NMSU horticulturists have found a way to enjoy the habanero fruitiness with only about 700 SHU instead of the 25,000 of the standard habanero. They recently released two cultivars of C. chinense, a red and an orange ‘NuMex Suave’ with 800 SHU. My seed order included one this year. Those who visit the Caribbean may know another mild C. chinense named ají dulce, also called the Puerto Rican No Burn pepper with 1,000 SHU.

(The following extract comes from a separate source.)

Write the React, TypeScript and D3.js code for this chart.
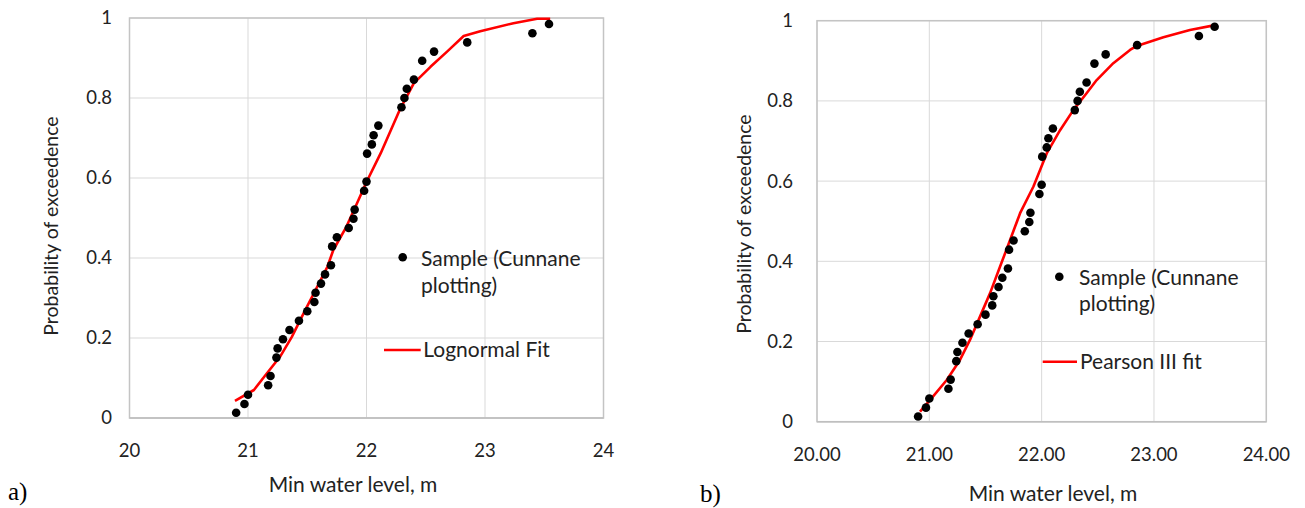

Researchers find the first mention of red chili, the “National Dish of Texas,” in about 1880 in San Antonio. A chili stand was a feature of the World’s Fair in Chicago 1893 and the legend began to spread outside Texas. A precursor may have been chuck-wagon food on the cattle drives up the Chisholm Trail after the Civil War. They had plenty of beef, a chuck wagon with onions and maybe a sack of dried beans, and it was easy to bring along a bag of dried chiltepíns for some zest — they are commonly found at the trailheads south of San Antonio. Today’s chili cook-off entrants can grind their own blends of powders or rehydrate dried peppers for an infinite variety of possibilities. Drying jalapeños slowly in a smoker produces the trendy chipotle at home.